• Information supplied:
■ ■ ■ ■ ■

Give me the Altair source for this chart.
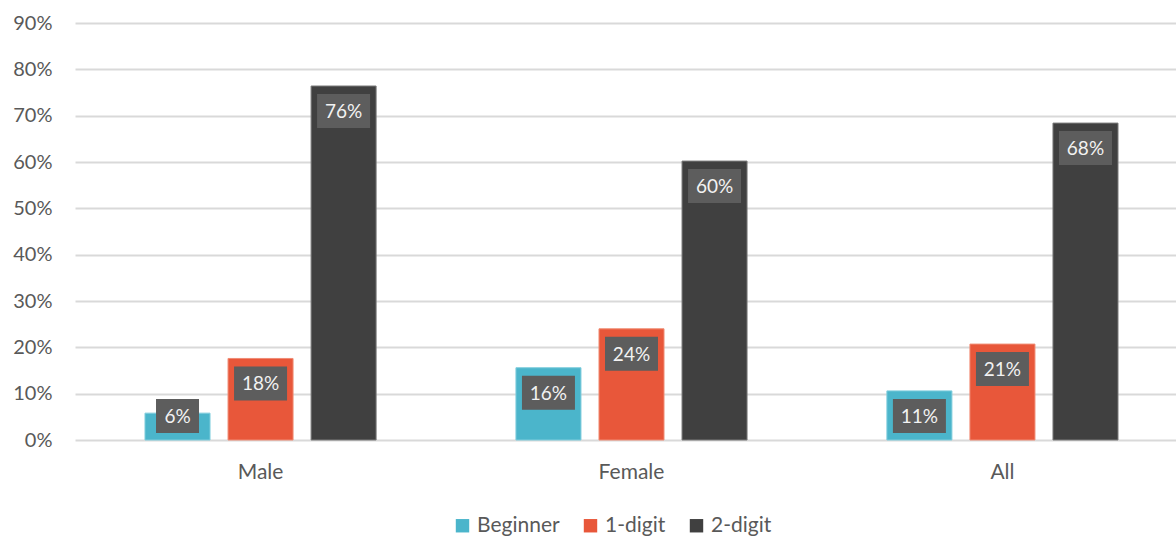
import altair as alt
import pandas as pd

groups = ["Male", "Female", "All"]
series = ["Beginner", "1-digit", "2-digit"]
beginner = [5.8, 15.6, 10.6]
one_digit = [17.6, 24.0, 20.7]
two_digit = [76.4, 60.2, 68.4]
colors = ["#4bb5cb", "#e8573a", "#404040"]
strokes = ["#7fcddd", "#f08c74", "#7a7a7a"]
y_ticks = [0, 10, 20, 30, 40, 50, 60, 70, 80, 90]

rows = []
for s, vals in zip(series, [beginner, one_digit, two_digit]):
    for g, v in zip(groups, vals):
        rows.append({"group": g, "series": s, "value": v})
df = pd.DataFrame(rows)

FONT = "Lato"
GREY = "#595959"

x_scale = alt.Scale(range=[0, 1113], paddingInner=0.377, paddingOuter=0.1887)
x_enc = alt.X("group:N", sort=groups, title=None, scale=x_scale,
              axis=alt.Axis(labelAngle=0, domain=False, ticks=False, grid=False, labelPadding=21,
                            labelFontSize=21, labelColor=GREY, labelFont=FONT))
xo_enc = alt.XOffset("series:N", sort=series,
                     scale=alt.Scale(paddingInner=0.217, paddingOuter=0))
y_scale = alt.Scale(domain=[0, 90], nice=False)
y_axis = alt.Axis(values=y_ticks, labelExpr="datum.value + '%'", domain=False, ticks=False,
                  labelPadding=23, labelFontSize=20, labelColor=GREY, labelFont=FONT,
                  gridColor="#d9d9d9", gridWidth=2)

base = alt.Chart(df)

bars = base.mark_bar(strokeWidth=1).encode(
    x=x_enc,
    xOffset=xo_enc,
    y=alt.Y("value:Q", title=None, scale=y_scale, axis=y_axis),
    color=alt.Color("series:N", sort=series, title=None,
                    scale=alt.Scale(domain=series, range=colors),
                    legend=alt.Legend(orient="none", legendX=377, legendY=492, direction="horizontal",
                                      symbolType="square", symbolSize=180, symbolStrokeWidth=0,
                                      labelFontSize=21, labelColor=GREY, labelFont=FONT,
                                      columnPadding=20, labelOffset=4)),
    stroke=alt.Stroke("series:N", sort=series, scale=alt.Scale(domain=series, range=strokes), legend=None),
)

lab = base.transform_calculate(
    lab="max(datum.value - 5.4, 5.2)",
    lo="max(datum.value - 5.4, 5.2) - 3.67",
    hi="max(datum.value - 5.4, 5.2) + 3.67",
    txt="round(datum.value) + '%'",
)

box2 = lab.transform_filter("round(datum.value) >= 10").mark_bar(width=53, color="#5d5d5d").encode(
    x=x_enc, xOffset=xo_enc, y=alt.Y("lo:Q", title=None, scale=y_scale, axis=y_axis), y2="hi:Q")
box1 = lab.transform_filter("round(datum.value) < 10").mark_bar(width=43, color="#5d5d5d").encode(
    x=x_enc, xOffset=xo_enc, y=alt.Y("lo:Q", title=None, scale=y_scale, axis=y_axis), y2="hi:Q")
text = lab.mark_text(color="#f2f2f2", fontSize=19, font=FONT, baseline="middle", dy=1).encode(
    x=x_enc, xOffset=xo_enc, y=alt.Y("lab:Q", title=None, scale=y_scale, axis=y_axis), text="txt:N")

chart = alt.layer(bars, box2, box1, text).properties(
    width=1101, height=417,
    background="white",
    autosize=alt.AutoSizeParams(type="none"),
    padding={"left": 75, "top": 23, "right": 0, "bottom": 96},
).configure_view(stroke=None)

chart.save("out.html", embed_options={"renderer": "svg", "actions": False})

■ ■ ■ ■ ■

• The exercise:
Would you return the data exactly as written, without the pictures?

• The output:
Give me the Altair source for this chart.
import altair as alt
import pandas as pd

groups = ["Male", "Female", "All"]
series = ["Beginner", "1-digit", "2-digit"]
beginner = [5.8, 15.6, 10.6]
one_digit = [17.6, 24.0, 20.7]
two_digit = [76.4, 60.2, 68.4]
colors = ["#4bb5cb", "#e8573a", "#404040"]
strokes = ["#7fcddd", "#f08c74", "#7a7a7a"]
y_ticks = [0, 10, 20, 30, 40, 50, 60, 70, 80, 90]

rows = []
for s, vals in zip(series, [beginner, one_digit, two_digit]):
    for g, v in zip(groups, vals):
        rows.append({"group": g, "series": s, "value": v})
df = pd.DataFrame(rows)

FONT = "Lato"
GREY = "#595959"

x_scale = alt.Scale(range=[0, 1113], paddingInner=0.377, paddingOuter=0.1887)
x_enc = alt.X("group:N", sort=groups, title=None, scale=x_scale,
              axis=alt.Axis(labelAngle=0, domain=False, ticks=False, grid=False, labelPadding=21,
                            labelFontSize=21, labelColor=GREY, labelFont=FONT))
xo_enc = alt.XOffset("series:N", sort=series,
                     scale=alt.Scale(paddingInner=0.217, paddingOuter=0))
y_scale = alt.Scale(domain=[0, 90], nice=False)
y_axis = alt.Axis(values=y_ticks, labelExpr="datum.value + '%'", domain=False, ticks=False,
                  labelPadding=23, labelFontSize=20, labelColor=GREY, labelFont=FONT,
                  gridColor="#d9d9d9", gridWidth=2)

base = alt.Chart(df)

bars = base.mark_bar(strokeWidth=1).encode(
    x=x_enc,
    xOffset=xo_enc,
    y=alt.Y("value:Q", title=None, scale=y_scale, axis=y_axis),
    color=alt.Color("series:N", sort=series, title=None,
                    scale=alt.Scale(domain=series, range=colors),
                    legend=alt.Legend(orient="none", legendX=377, legendY=492, direction="horizontal",
                                      symbolType="square", symbolSize=180, symbolStrokeWidth=0,
                                      labelFontSize=21, labelColor=GREY, labelFont=FONT,
                                      columnPadding=20, labelOffset=4)),
    stroke=alt.Stroke("series:N", sort=series, scale=alt.Scale(domain=series, range=strokes), legend=None),
)

lab = base.transform_calculate(
    lab="max(datum.value - 5.4, 5.2)",
    lo="max(datum.value - 5.4, 5.2) - 3.67",
    hi="max(datum.value - 5.4, 5.2) + 3.67",
    txt="round(datum.value) + '%'",
)

box2 = lab.transform_filter("round(datum.value) >= 10").mark_bar(width=53, color="#5d5d5d").encode(
    x=x_enc, xOffset=xo_enc, y=alt.Y("lo:Q", title=None, scale=y_scale, axis=y_axis), y2="hi:Q")
box1 = lab.transform_filter("round(datum.value) < 10").mark_bar(width=43, color="#5d5d5d").encode(
    x=x_enc, xOffset=xo_enc, y=alt.Y("lo:Q", title=None, scale=y_scale, axis=y_axis), y2="hi:Q")
text = lab.mark_text(color="#f2f2f2", fontSize=19, font=FONT, baseline="middle", dy=1).encode(
    x=x_enc, xOffset=xo_enc, y=alt.Y("lab:Q", title=None, scale=y_scale, axis=y_axis), text="txt:N")

chart = alt.layer(bars, box2, box1, text).properties(
    width=1101, height=417,
    background="white",
    autosize=alt.AutoSizeParams(type="none"),
    padding={"left": 75, "top": 23, "right": 0, "bottom": 96},
).configure_view(stroke=None)

chart.save("out.html", embed_options={"renderer": "svg", "actions": False})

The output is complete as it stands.